Our first criterion is the external information derived from the manuscripts to our disposal.
1 Corinthians 10:28
|Source:||Greek:||Translations:||Church Fathers:||Greek:||Translations:||Church Fathers:|
|301-400||Sinaiticus, Vaticanus||Vulgate, Bohairic||Ambrosiaster||Gothic||Ephraem|
|401-500||Alexandrinus, Ephraemi, Bezae||Old Latin, Syriac, Armenian, Ethiopic||Augustine||Chrysostom*, Euthalius, Theodoret|
|701-800||1 Old Latin||John-Damascus||Atous- Laurae|
|801-900||Audiensis, Boernerianus, Porphyrianus, Minuscule 33||6 Old Latin||Mosquensis, Angelicus||Photius|
|901-1600||11 Minuscules||9 Minuscules, Lectionary||Ps-Oekumenius, Theophylact|
Up to the year 800 A.D. we have six Greek manuscripts without the quotation from Psalm 24 in this place, while only one does include it here. Eight antique translations versus only two, while the Church Fathers are equal with four each. According to the manuscript evidence 1 Corinthians ten verse twenty eight originally had to be with this quotation.
If we can compile a possible answer to how this variation could have originated, it might be possible to discern which would most likely be the original and which the variation.
Only three verses earlier an almost exact sentence is found ending on the same words.
1Co 10:25 – 28: Eat anything sold in the meat market without raising questions of conscience,
for, “The earth is the Lord’s, and everything in it.”
If some unbeliever invites you to a meal and you want to go, eat whatever is put before you without raising questions of conscience.
But if anyone says to you, “This has been offered in sacrifice,” then do not eat it, both for the sake of the man who told you and for conscience’ sake …”
It is almost certain that this variation could have originated due to dittography, where the jumps back to a previous same word, and the following words were repeated. That could explain why the version with these words repeated are only found in late Greek manuscripts.
Next we look at the compilation of the pericope to establish whether Paul would indeed have inserted this quotation a second time.
First Paul says one should not embarrass the butcher, for the sake of conscience, for God created all things good. Any meat is edible. Then follows the quotation from Psalm 24:1, for the earth is the Lord’s, and everything in it. There it makes perfect sense.
Then Paul says that one should not embarrass one’s host at a meal, for the sake of conscience.

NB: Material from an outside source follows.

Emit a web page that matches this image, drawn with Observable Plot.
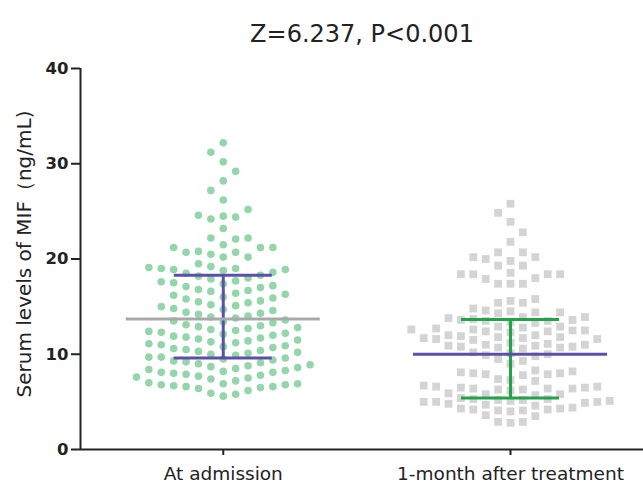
<!DOCTYPE html>
<html>
<head>
<meta charset="utf-8">
<script src="https://cdn.jsdelivr.net/npm/d3@7"></script>
<script src="https://cdn.jsdelivr.net/npm/@observablehq/plot@0.6"></script>
<style>
  html, body { margin: 0; padding: 0; background: #fff; }
  #chart svg { display: block; }
</style>
</head>
<body>
<div id="chart"></div>
<script>
// ---- data ----
const groups = ["At admission", "1-month after treatment"];
const titleText = "Z=6.237, P<0.001";
const yLabel = "Serum levels of MIF\uFF08ng/mL)";
const yTicks = [0, 10, 20, 30, 40];

const admission = [
  5.6, 5.8, 5.9,
  6.2, 6.4, 6.5, 6.6, 6.6, 6.7, 6.8, 6.8, 6.9, 6.9, 7.0,
  7.2, 7.4, 7.5, 7.6, 7.7, 7.8, 7.9, 8.0, 8.1, 8.1, 8.2, 8.3, 8.4,
  8.5, 8.6, 8.7, 8.8, 8.9, 9.0, 9.1, 9.2, 9.3, 9.4, 9.5, 9.6, 9.7, 9.7,
  9.9, 10.0, 10.1, 10.2, 10.3, 10.4, 10.5, 10.6, 10.7, 10.8, 10.9, 11.0, 11.1,
  11.2, 11.3, 11.4, 11.5, 11.6, 11.7, 11.8, 11.9, 12.0, 12.1, 12.2, 12.3, 12.4,
  12.5, 12.6, 12.7, 12.8, 12.9, 13.0, 13.1, 13.3, 13.4, 13.5, 13.6,
  13.8, 13.9, 14.0, 14.2, 14.3, 14.4, 14.6, 14.7, 14.8, 15.0,
  15.1, 15.2, 15.4, 15.5, 15.6, 15.8, 15.9, 16.0, 16.2, 16.3,
  16.4, 16.6, 16.7, 16.8, 17.0, 17.1, 17.2, 17.4, 17.5, 17.6,
  17.7, 17.9, 18.0, 18.2, 18.3, 18.5, 18.6,
  18.8, 18.9, 18.9, 19.0, 19.0, 19.1, 19.2,
  19.5, 20.2, 20.2, 20.5, 20.7, 20.7, 20.8, 21.2, 21.2, 21.2, 21.5,
  22.1, 22.2, 22.2, 23.2, 24.2, 24.4, 24.5, 24.6, 25.2,
  26.2, 27.2, 28.2, 29.2, 30.2, 31.2, 32.2
];

const oneMonth = [
  2.8, 2.9, 2.9,
  3.5, 3.6,
  4.0, 4.1, 4.1, 4.2, 4.2, 4.3, 4.3, 4.4,
  4.6, 4.7, 4.8,
  4.9, 5.0, 5.0, 5.0, 5.1, 5.1, 5.2, 5.2, 5.3, 5.3, 5.4,
  5.7, 5.8, 5.8, 5.9,
  6.2, 6.3, 6.3, 6.4, 6.4, 6.4, 6.5, 6.5, 6.6, 6.6, 6.7,
  7.2, 7.3, 7.4,
  7.8, 7.9, 7.9, 8.0, 8.0, 8.1, 8.2, 8.3,
  9.0, 9.3, 9.5,
  9.8, 9.9, 10.0, 10.1, 10.2,
  10.6, 10.7, 10.7, 10.8, 10.8, 10.9, 10.9, 11.0, 11.0, 11.1, 11.2,
  11.5, 11.6, 11.6, 11.7, 11.7, 11.8, 11.8, 11.9, 12.0, 12.0,
  12.3, 12.4, 12.4, 12.5, 12.5, 12.6, 12.6, 12.7, 12.8, 12.9, 12.9,
  13.3, 13.4, 13.5, 13.5, 13.6, 13.6, 13.7, 13.8, 13.9, 13.9,
  14.3, 14.4, 14.4, 14.5, 14.6,
  14.8, 15.4, 15.4, 15.6, 15.8,
  17.4, 17.4, 17.4, 17.9, 18.0, 18.4, 18.4, 18.4, 18.4, 18.55,
  19.3, 19.3, 19.8, 20.0, 20.2, 20.2, 20.7, 20.7,
  21.8, 22.8, 23.9, 24.85, 25.8
];

// summary lines
const medians = [13.7, 10.0];
const q1 = [9.6, 5.4];
const q3 = [18.3, 13.65];

// ---- layout / style ----
const W = 643, H = 483;
const mTop = 68, mBottom = 34, mLeft = 80, mRight = 0;
const xDomain = [-0.497, 1.463];
const yDomain = [0, 40];
const pxPerY = (H - mTop - mBottom) / (yDomain[1] - yDomain[0]);
const pxPerX = (W - mLeft - mRight) / (xDomain[1] - xDomain[0]);
const colStepPx = 12.4;
const gapPx = [12, 10];
const medianHalf = 97 / pxPerX;
const capHalf = 49 / pxPerX;

const dotFill = ["#93d6aa", "#d4d4d4"];
const medianColor = ["#a9a9a9", "#5a50a8"];
const barColor = ["#5a50a8", "#21a34a"];

// column scatter (Prism-like): each point at its value, shifted sideways to avoid overlap
function scatter(values, g) {
  const sorted = values.slice().sort(d3.ascending);
  const placed = new Map();
  let side = 1;
  return sorted.map(v => {
    const ypx = v * pxPerY;
    for (let m = 0; ; m++) {
      const cands = m === 0 ? [0] : [side * m, -side * m];
      for (const c of cands) {
        const arr = placed.get(c) || [];
        if (arr.every(p => Math.abs(p - ypx) >= gapPx[g])) {
          arr.push(ypx); placed.set(c, arr);
          if (c !== 0) side = -side;
          return {group: g, value: v, x: g + c * colStepPx / pxPerX};
        }
      }
    }
  });
}

const pts0 = scatter(admission, 0);
const pts1 = scatter(oneMonth, 1);
const idx = [0, 1];

const marks = [
  Plot.dot(pts0, {x: "x", y: "value", r: 3.8, fill: dotFill[0], stroke: "none"}),
  Plot.dot(pts1, {x: "x", y: "value", r: 4.4, symbol: "square", fill: dotFill[1], stroke: "none"})
];
for (const g of idx) {
  const d = [g];
  marks.push(
    Plot.ruleX(d, {x: i => i, y1: i => q1[i], y2: i => q3[i], stroke: barColor[g], strokeWidth: 3}),
    Plot.ruleY(d, {y: i => q1[i], x1: i => i - capHalf, x2: i => i + capHalf, stroke: barColor[g], strokeWidth: 3}),
    Plot.ruleY(d, {y: i => q3[i], x1: i => i - capHalf, x2: i => i + capHalf, stroke: barColor[g], strokeWidth: 3}),
    Plot.ruleY(d, {y: i => medians[i], x1: i => i - medianHalf, x2: i => i + medianHalf, stroke: medianColor[g], strokeWidth: 3})
  );
}
marks.push(
  Plot.ruleY([yDomain[0]], {stroke: "#222", strokeWidth: 2}),
  Plot.ruleX([xDomain[0]], {stroke: "#222", strokeWidth: 2}),
  Plot.axisY({ticks: yTicks, tickSize: 9, tickPadding: 3, fontSize: 16.5, fontWeight: "bold", strokeWidth: 2, stroke: "#222", fill: "#222", label: null}),
  Plot.axisX({ticks: idx, tickFormat: i => groups[i], tickSize: 6, tickPadding: 11, fontSize: 18.5, strokeWidth: 2, stroke: "#222", fill: "#222", label: null}),
  Plot.text([yLabel], {text: d => d, frameAnchor: "left", textAnchor: "middle", lineAnchor: "middle", dx: -56, dy: -5, rotate: -90, fontSize: 20, fill: "#222"}),
  Plot.text([titleText], {text: d => d, frameAnchor: "top", dy: -44, fontSize: 24, fill: "#222"})
);

const chart = Plot.plot({
  width: W, height: H,
  marginTop: mTop, marginBottom: mBottom, marginLeft: mLeft, marginRight: mRight,
  style: {fontFamily: "'DejaVu Sans', sans-serif", background: "#fff", color: "#222"},
  x: {domain: xDomain},
  y: {domain: yDomain},
  marks
});
document.getElementById("chart").appendChild(chart);
</script>
</body>
</html>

But then Paul handles the host who specific announces that the meet had been consecrated to an idol. Paul’s advice is not to eat such, “for the sake of conscience” To quote Psalm 24:1 at this point makes no sense – it rather weakens the reasoning: ”do not eat, for the earth is the Lord’s, and everything in it.” Here it makes no sense at all!
With the quotation at this place, it also interrupts Paul’s reasoning directly following; that it is about the conscience of yourself, and not that of the host.

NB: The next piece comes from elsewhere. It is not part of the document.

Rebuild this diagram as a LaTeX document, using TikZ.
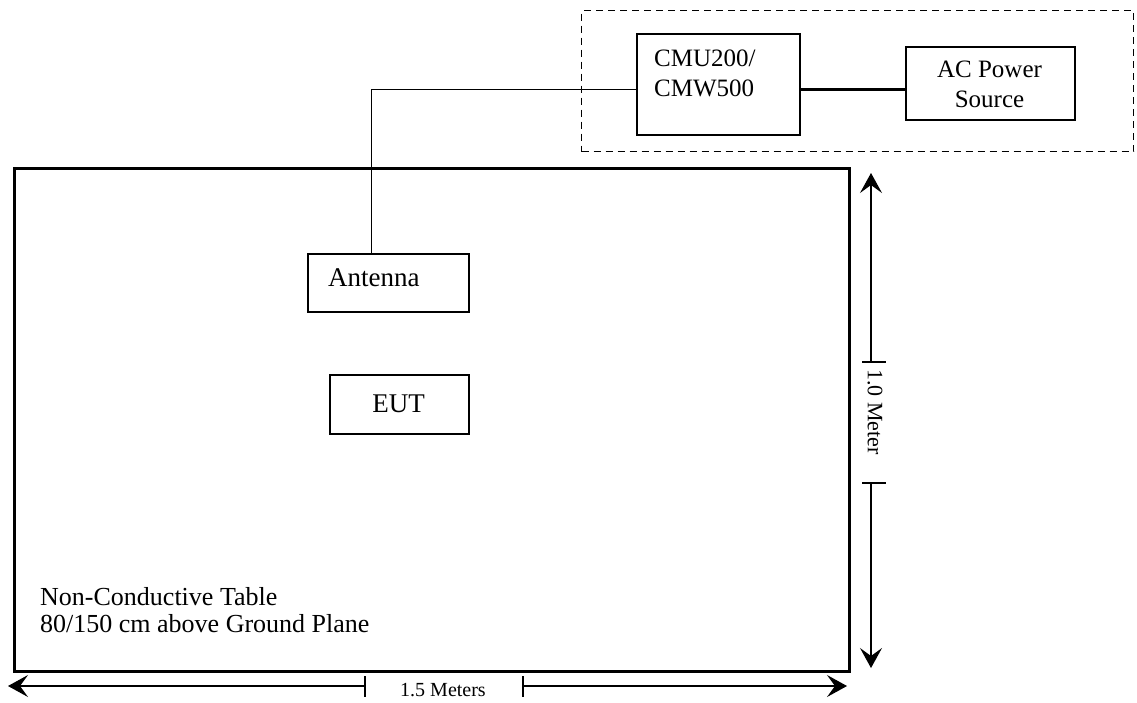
\documentclass[tikz,border=0pt]{standalone}
\usepackage{fontspec}
\setmainfont{Liberation Serif}
\usetikzlibrary{arrows.meta}
\begin{document}
\begin{tikzpicture}[x=1pt,y=-1pt,
  box/.style={draw, line width=1.6pt, inner sep=0pt, anchor=north west},
  tablebox/.style={draw, line width=3.2pt, inner sep=0pt, anchor=north west},
  grp/.style={draw, line width=1.3pt, dash pattern=on 7pt off 5pt, inner sep=0pt, anchor=north west},
  txt/.style={inner sep=0pt, font=\fontsize{25}{30}\selectfont},
  small/.style={inner sep=0pt, font=\fontsize{20}{22}\selectfont},
  wire/.style={line width=1.2pt},
  power/.style={line width=2.7pt},
  dim/.style={line width=1.1pt},
  tip/.style={-{Stealth[length=20pt,width=22pt,inset=8pt]}}
]
\useasboundingbox (0,0) rectangle (1137,702);
% group and boxes
\node[grp, minimum width=552pt, minimum height=141pt] (grp) at (581,10) {};
\node[tablebox, minimum width=835pt, minimum height=503pt] (table) at (13,167) {};
\node[box, minimum width=163pt, minimum height=101pt] (cmu) at (636,33) {};
\node[txt, anchor=base west, align=left] (cmut) at (654,96) {CMU200/\\CMW500};
\node[box, minimum width=169pt, minimum height=73pt] (ac) at (905,46) {};
\node[txt, align=center] (act) at (989.5,84) {AC Power\\Source};
\node[box, minimum width=161pt, minimum height=58pt] (ant) at (307,253) {};
\node[txt, font=\fontsize{27}{30}\selectfont, anchor=base west] (antt) at (328,286) {Antenna};
\node[box, minimum width=139pt, minimum height=59pt] (eut) at (329,374) {};
\node[txt, font=\fontsize{27}{30}\selectfont] (eutt) at (398.5,403.5) {EUT};
\node[txt, font=\fontsize{26}{27}\selectfont, anchor=base west, align=left] (tt) at (40,632) {Non-Conductive Table\\80/150 cm above Ground Plane};
% connectors
\draw[wire] ([xshift=-16.5pt]ant.north) |- ([yshift=-5.5pt]cmu.west);
\draw[power] ([yshift=-5.5pt]cmu.east) -- ([yshift=-5.5pt]cmu.east -| ac.west);
% horizontal dimension
\coordinate (hl) at (8,686);
\coordinate (hl2) at (365,686);
\coordinate (hr2) at (523,686);
\coordinate (hr) at (847,686);
\node[small] (hlab) at (443,690) {1.5 Meters};
\draw[dim, tip] (hl2) -- (hl);
\draw[dim, tip] (hr2) -- (hr);
\draw[dim] ([yshift=10pt]hl2) -- ([yshift=-11pt]hl2);
\draw[dim] ([yshift=10pt]hr2) -- ([yshift=-11pt]hr2);
% vertical dimension
\coordinate (vt) at (871,173);
\coordinate (vt2) at (871,362);
\coordinate (vb2) at (871,483);
\coordinate (vb) at (871,668);
\node[small, font=\fontsize{22}{24}\selectfont, rotate=-90] (vlab) at (875,412) {1.0 Meter};
\draw[dim, tip] (vt2) -- (vt);
\draw[dim, tip] (vb2) -- (vb);
\draw[dim] ([xshift=-9pt]vt2) -- ([xshift=15pt]vt2);
\draw[dim] ([xshift=-9pt]vb2) -- ([xshift=15pt]vb2);
\end{tikzpicture}
\end{document}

The context of these verses makes it clear that the original most probably had been with out this quotation at this point. It does not fit.
With all three criteria, the manuscript evidence; the possible explanation of the origin of the quotation as dittography; as well as the interruption it makes in Paul’s reasoning, it is almost certain that the original autograph had the quotation from Psalm 24:1 only once after verse 25.

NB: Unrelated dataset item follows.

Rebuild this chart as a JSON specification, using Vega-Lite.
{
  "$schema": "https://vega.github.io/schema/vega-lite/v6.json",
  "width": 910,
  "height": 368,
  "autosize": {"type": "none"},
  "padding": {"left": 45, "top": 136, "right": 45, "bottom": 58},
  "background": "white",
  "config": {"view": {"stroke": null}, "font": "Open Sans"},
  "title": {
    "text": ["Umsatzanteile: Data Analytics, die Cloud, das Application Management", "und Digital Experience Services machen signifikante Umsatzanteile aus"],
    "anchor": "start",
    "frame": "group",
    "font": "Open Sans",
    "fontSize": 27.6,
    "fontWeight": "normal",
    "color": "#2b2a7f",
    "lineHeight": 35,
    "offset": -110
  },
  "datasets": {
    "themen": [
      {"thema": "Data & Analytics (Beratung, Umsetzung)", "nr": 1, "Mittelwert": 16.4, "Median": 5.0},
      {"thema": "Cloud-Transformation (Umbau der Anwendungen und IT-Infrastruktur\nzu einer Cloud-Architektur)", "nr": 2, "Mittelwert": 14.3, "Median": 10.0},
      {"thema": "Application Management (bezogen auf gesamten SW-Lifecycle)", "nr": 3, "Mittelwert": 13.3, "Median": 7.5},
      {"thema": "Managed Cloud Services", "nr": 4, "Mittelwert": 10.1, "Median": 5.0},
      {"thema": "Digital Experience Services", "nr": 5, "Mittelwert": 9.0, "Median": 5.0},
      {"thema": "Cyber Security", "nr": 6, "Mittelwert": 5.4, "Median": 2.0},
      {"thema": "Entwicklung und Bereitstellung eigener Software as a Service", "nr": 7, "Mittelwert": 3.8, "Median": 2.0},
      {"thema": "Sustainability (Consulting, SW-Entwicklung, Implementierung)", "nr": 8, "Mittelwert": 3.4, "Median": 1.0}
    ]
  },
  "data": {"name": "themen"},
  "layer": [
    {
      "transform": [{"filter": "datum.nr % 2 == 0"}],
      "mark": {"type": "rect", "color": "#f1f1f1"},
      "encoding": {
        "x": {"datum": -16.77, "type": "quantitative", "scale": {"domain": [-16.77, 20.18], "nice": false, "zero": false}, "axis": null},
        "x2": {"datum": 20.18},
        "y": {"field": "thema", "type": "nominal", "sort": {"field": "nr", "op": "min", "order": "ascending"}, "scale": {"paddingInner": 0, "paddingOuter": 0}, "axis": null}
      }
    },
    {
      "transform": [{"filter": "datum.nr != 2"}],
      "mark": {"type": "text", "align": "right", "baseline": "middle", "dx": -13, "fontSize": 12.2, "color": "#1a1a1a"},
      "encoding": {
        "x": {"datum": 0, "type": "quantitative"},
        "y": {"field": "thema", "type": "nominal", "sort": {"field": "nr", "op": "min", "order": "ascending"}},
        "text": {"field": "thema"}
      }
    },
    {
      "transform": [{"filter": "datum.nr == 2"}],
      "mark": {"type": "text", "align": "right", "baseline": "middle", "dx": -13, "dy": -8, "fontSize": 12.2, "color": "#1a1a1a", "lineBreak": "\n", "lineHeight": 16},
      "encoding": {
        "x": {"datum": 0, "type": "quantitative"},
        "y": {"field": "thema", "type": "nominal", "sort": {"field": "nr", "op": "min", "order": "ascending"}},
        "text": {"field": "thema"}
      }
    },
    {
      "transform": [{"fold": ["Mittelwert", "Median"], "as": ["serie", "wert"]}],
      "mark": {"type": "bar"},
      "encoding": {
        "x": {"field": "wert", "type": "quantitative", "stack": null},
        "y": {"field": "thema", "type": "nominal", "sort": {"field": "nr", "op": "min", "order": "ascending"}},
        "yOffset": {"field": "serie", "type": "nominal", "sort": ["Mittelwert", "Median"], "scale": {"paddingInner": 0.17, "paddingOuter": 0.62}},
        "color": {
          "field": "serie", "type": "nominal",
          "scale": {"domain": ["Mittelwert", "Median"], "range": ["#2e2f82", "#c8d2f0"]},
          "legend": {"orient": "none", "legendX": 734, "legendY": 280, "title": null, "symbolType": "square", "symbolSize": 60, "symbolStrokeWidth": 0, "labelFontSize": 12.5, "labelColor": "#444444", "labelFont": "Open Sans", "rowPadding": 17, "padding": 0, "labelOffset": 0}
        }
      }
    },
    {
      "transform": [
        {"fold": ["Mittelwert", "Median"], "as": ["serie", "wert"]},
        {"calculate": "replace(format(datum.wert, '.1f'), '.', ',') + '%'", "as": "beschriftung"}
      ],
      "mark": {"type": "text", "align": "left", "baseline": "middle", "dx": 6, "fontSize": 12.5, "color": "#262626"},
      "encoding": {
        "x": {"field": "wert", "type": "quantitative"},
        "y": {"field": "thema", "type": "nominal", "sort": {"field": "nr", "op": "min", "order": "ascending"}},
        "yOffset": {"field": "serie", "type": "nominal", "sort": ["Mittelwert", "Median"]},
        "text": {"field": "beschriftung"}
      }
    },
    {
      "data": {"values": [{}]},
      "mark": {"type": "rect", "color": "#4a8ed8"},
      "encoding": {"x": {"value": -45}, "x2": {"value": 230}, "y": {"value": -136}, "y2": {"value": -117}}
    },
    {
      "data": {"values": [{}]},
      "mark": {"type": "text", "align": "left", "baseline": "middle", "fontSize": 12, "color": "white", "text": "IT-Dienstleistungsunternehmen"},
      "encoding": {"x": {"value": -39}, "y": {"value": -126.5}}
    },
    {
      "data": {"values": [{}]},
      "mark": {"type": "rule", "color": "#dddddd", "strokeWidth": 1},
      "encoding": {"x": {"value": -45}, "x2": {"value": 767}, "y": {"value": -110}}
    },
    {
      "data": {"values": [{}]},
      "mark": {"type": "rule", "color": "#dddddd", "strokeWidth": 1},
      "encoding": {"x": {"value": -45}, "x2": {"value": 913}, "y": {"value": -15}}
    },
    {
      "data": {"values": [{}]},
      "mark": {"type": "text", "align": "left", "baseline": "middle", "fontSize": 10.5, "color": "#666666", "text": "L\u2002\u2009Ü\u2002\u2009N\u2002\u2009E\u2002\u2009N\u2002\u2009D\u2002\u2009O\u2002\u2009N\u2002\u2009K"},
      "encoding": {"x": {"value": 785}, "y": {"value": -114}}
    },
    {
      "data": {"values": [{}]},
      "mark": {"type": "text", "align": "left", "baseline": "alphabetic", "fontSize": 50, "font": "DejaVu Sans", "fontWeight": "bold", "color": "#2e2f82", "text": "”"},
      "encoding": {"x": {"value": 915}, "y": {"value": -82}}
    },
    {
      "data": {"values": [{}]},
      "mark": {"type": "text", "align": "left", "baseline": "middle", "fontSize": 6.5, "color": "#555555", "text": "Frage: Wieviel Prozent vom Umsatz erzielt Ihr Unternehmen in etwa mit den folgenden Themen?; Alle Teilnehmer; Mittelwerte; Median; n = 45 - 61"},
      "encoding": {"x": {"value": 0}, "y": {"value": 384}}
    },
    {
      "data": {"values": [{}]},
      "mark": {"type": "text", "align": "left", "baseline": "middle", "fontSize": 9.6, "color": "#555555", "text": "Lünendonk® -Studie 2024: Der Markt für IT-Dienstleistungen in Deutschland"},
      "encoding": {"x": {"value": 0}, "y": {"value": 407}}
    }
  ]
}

Unfortunately the manuscript Desiderius Erasmus used in compiling the first printed edition of the New Testament, had this quotation repeated at this point. Hence it became part of the King James Version.
When modern versions are without the quotation at this point, they are not taking from the Bible, but rectify the whole pericope to the original where thia quotation has its full meaning and impact.